What People in Fire Zones Are Right to Demand

If you live—or lived—in a fire zone, you are not unreasonable to ask:

  • Why are we adding more housing where evacuation already fails?

  • Why are cumulative risks ignored project by project?

  • Why are residents told to “harden” while density keeps increasing?

  • Why is climate blamed instead of siting, spacing, and agency failures?

This reality can’t be said clearly or often enough.

Urban wildfire is not primarily a climate story. It is a human ignition and land-use story.

More people = more ignitions.

More structures = more fuel.

Less spacing = bigger, more intense fires.

People who lost homes in Palisades and Altadena deserve honesty—not comforting myths, not blame, and not policies that repeat the same mistakes.

If we don’t name the real causes, we will keep rebuilding the conditions for the next firestorm—and calling it resilience.

 

The Science

“What climate influences is how a fire behaves once it starts. What determines whether it starts at all—and how often—is building density, infrastructure, and human presence.”

“In the WUI and WUI-adjacent urban foothill landscapes, wildfire occurrence is increasingly constrained by ignition pressure, and the peer-reviewed literature consistently finds that human-caused ignitions dominate fire starts and that building and population growth increases ignitions and exposure—independent of climate trends.”

“Climate change can intensify burning conditions, but it does not substitute for a project’s incremental contribution to ignition sources and exposure created by siting and density decisions in VHFHSZ/WUI settings.”
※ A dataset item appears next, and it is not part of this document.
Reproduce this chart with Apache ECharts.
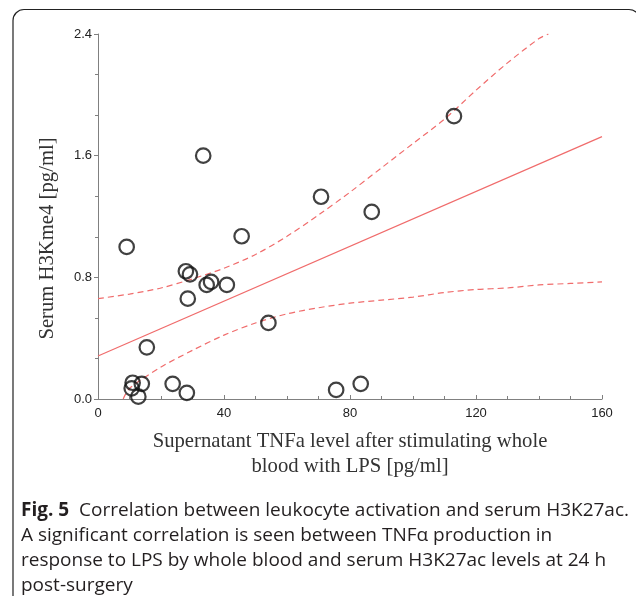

“More people + more development in/near wildlands = more ignitions and higher fire occurrence.”

“When a city approves denser housing in Very High Fire Hazard Severity Zones, it increases ignition pressure. When it concentrates more people, cars, power lines, and construction activity into narrow canyons with limited evacuation routes, it increases the probability that a fire will start—and that people will be trapped when it does.

Calling that outcome “climate-driven” is not science. It’s misdirection.”